Why Using a Down Payment Calculator Changes How You Buy a Home

DESIGN IDEAS

First-time buyers usually have a rough figure in mind that they feel comfortable with when purchasing a home. That amount is typically based on family discussions, general impressions, and a vague idea of what monthly payments might look like. A house down payment calculator replaces this guesswork with something far more useful: exact numbers based on real financial circumstances, making the entire process easier to navigate from the very first step.

The Problem With Guessing

Guessing at affordability is not a neutral starting point. It actively shapes behaviour in ways that can work against the buyer. Someone who overestimates what they can afford wastes time viewing homes that are beyond their financial reach. Someone who underestimates may end up buying a home they are not satisfied with, or one that does not meet their needs. Neither outcome serves the buyer well. Understanding your financial position before beginning a property search helps ensure fewer complications when the time comes.

What a Calculator Actually Does

The basic function of a down payment calculator is straightforward. It takes inputs such as property price, preferred loan-to-value ratio, interest rate, and loan term, then produces outputs including the required down payment amount, monthly repayment figure, and total interest paid over the life of the loan. The value lies not in the mathematics, which any spreadsheet can handle, but in how it frames the decision. Seeing these figures laid out concretely changes how a purchase is perceived, transforming an abstract aspiration into a set of tangible numbers that can be weighed against actual income and savings.

Seeing the Relationship Between Deposit Size and Monthly Costs

One of the most instructive things a calculator reveals is how the size of the down payment affects monthly repayments. A buyer who increases their deposit by a modest amount may find the reduction in monthly costs is greater than expected. Similarly, stretching to a lower loan-to-value ratio can unlock significantly better interest rates, producing savings that far outweigh the additional upfront deposit required. These relationships only become visible when the numbers are placed side by side, and a calculator makes that comparison possible in real time.

Removing the Emotional Distortion

Property searches are emotionally charged. When excitement about a home is driving the decision, it is easy to justify stretching slightly beyond budget, even when the margin appears small. A concrete calculated figure provides a firmer boundary than a mental estimate. The buyer knows exactly what the numbers look like at their target price and at a higher price. That clarity anchors the emotional response in financial reality rather than allowing it to take over.

Planning the Savings Timeline

A calculator does not only inform buyers of their current position; it also functions as a planning tool for those who are not yet ready to purchase. Knowing that a particular type of property in a target area will require a specific deposit amount allows a buyer to work backwards toward a monthly savings goal and a realistic timeline. This reframes homeownership as a long-term goal tied not to a specific property, but to a savings target that can be tracked and adjusted as circumstances change.

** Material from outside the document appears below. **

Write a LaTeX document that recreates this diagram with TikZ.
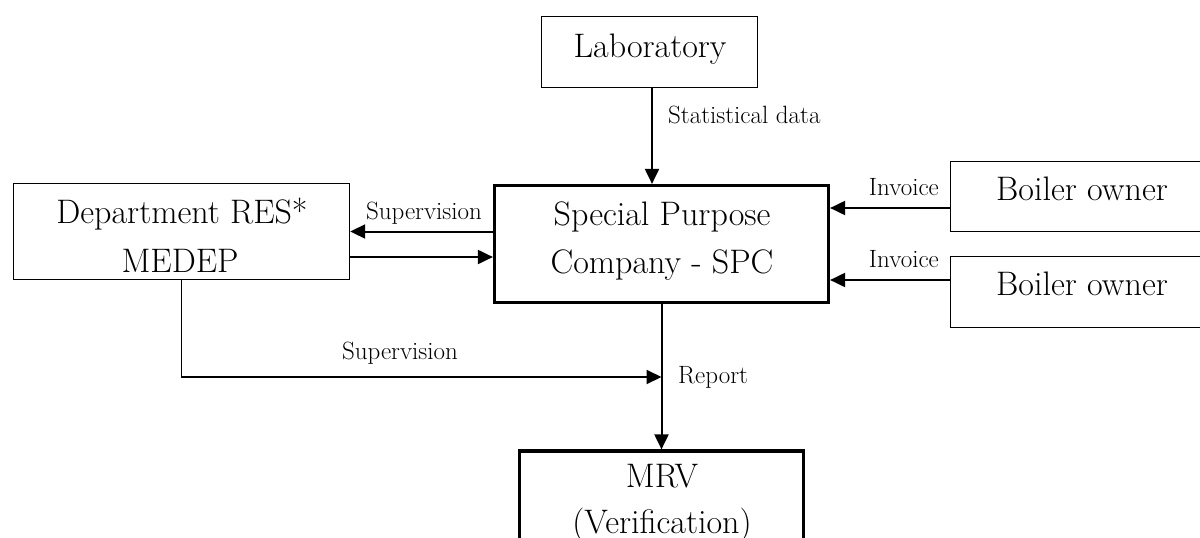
\documentclass[tikz,border=0pt]{standalone}
\usetikzlibrary{arrows.meta,calc}
\begin{document}
\begin{tikzpicture}[x=1pt,y=-1pt,
  thinbox/.style={draw,line width=1.4pt,inner sep=0pt,rectangle},
  thickbox/.style={draw,line width=3.2pt,inner sep=0pt,rectangle},
  boxtext/.style={font=\fontsize{34}{47}\selectfont,align=center,inner sep=0pt},
  lbl/.style={font=\fontsize{25}{30}\selectfont,inner sep=0pt},
  conn/.style={line width=2pt,-{Triangle[length=15pt,width=14pt]}},
  plain/.style={line width=1.6pt}]
\useasboundingbox (0,0) rectangle (1200,538);
% boxes
\node[thinbox,minimum width=216pt,minimum height=71pt] (lab) at (649.5,52) {};
\node[thickbox,minimum width=334pt,minimum height=117pt] (spc) at (661.5,244) {};
\node[thinbox,minimum width=336pt,minimum height=96pt] (dept) at (181.5,231.5) {};
\node[thinbox,minimum width=263pt,minimum height=70pt] (b1) at (1082,196.5) {};
\node[thinbox,minimum width=263pt,minimum height=71pt] (b2) at (1082,292) {};
\node[thickbox,minimum width=284pt,minimum height=140pt] (mrv) at (661.5,521) {};
% box texts
\node[boxtext,anchor=base] (labt) at (650,57) {Laboratory};
\node[boxtext,anchor=base] (spct1) at (662,225) {Special Purpose};
\node[boxtext,anchor=base] (spct2) at (662,273) {Company - SPC};
\node[boxtext,anchor=base] (deptt1) at (182,223) {Department RES*};
\node[boxtext,anchor=base] (deptt2) at (180,272) {MEDEP};
\node[boxtext,anchor=base] (b1t) at (1082,200) {Boiler owner};
\node[boxtext,anchor=base] (b2t) at (1082,295) {Boiler owner};
\node[boxtext,anchor=base] (mrvt1) at (662,487) {MRV};
\node[boxtext,anchor=base] (mrvt2) at (662,533) {(Verification)};
% connectors
\draw[conn] (lab.south -| 652,0) -- (spc.north -| 652,0);
\draw[conn] (spc.west |- dept.east) -- (dept.east);
\draw[conn] ([yshift=-25.5pt]dept.east) -- ([yshift=-25.5pt]dept.east -| spc.west);
\draw[conn] ([yshift=-11.5pt]b1.west) -- ([yshift=-11.5pt]b1.west -| spc.east);
\draw[conn] ([yshift=12pt]b2.west) -- ([yshift=12pt]b2.west -| spc.east);
\draw[conn] (spc.south) -- (mrv.north);
\coordinate (j) at (spc.south |- 0,377);
\draw[plain] (dept.south) |- ([xshift=-14pt]j);
\draw[conn] ([xshift=-15pt]j) -- (j);
% labels
\node[lbl,anchor=base west] (l1) at (668,123) {Statistical data};
\node[lbl,anchor=base] (l2) at (424,219) {Supervision};
\node[lbl,anchor=base] (l3) at (400,359) {Supervision};
\node[lbl,anchor=base west] (l4) at (678,383) {Report};
\node[lbl,anchor=base east] (l5) at (939,195) {Invoice};
\node[lbl,anchor=base east] (l6) at (939,267) {Invoice};
\end{tikzpicture}
\end{document}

Understanding Additional Costs Beyond the Deposit

More comprehensive calculators account for expenses beyond the deposit itself, such as transfer duties, legal fees, bond registration costs, and moving expenses. These additional costs often surface late in the process, catching first-time buyers off guard when they have focused solely on saving the deposit amount. Having the full capital requirement presented as a single figure at the outset means the savings plan accounts for everything from the beginning, so buyers do not reach their deposit target only to discover there are further funds required before the transfer can be completed.

How Lenders View the Numbers Differently

A calculator also helps buyers understand how a lender evaluates an application. Loan-to-value ratio, debt-to-income ratio, and the relationship between deposit size and perceived risk are all factors that influence what a lender is willing to offer. A buyer who arrives at a pre-qualification meeting already familiar with these figures is far better placed to understand what is being offered, and to negotiate or adjust their position based on knowledge rather than surprise.

Using the Calculator as a Negotiation Reference

Knowing exactly where your financial boundaries lie also makes it easier to negotiate on price. Understanding that a reduction in the purchase price by a certain amount translates to a specific monthly saving, or that a seller concession on transfer costs eliminates a particular capital requirement, gives the buyer a strong foundation for negotiation. Offers and counteroffers become less instinctive and more financially grounded, which generally produces better outcomes for both parties.

The Confidence That Comes From Clarity

Much of the stress associated with buying a home stems from financial uncertainty. A calculator cannot eliminate all uncertainty, but it removes a great deal of the financial ambiguity that makes the process feel overwhelming. Buyers who know their numbers, understand the trade-offs they face, and have a clear picture of the costs involved in different scenarios tend to be calmer, more decisive, and better positioned to act quickly when the right property appears. That sense of confidence is not a minor psychological benefit. In a competitive market, it is a genuine competitive advantage.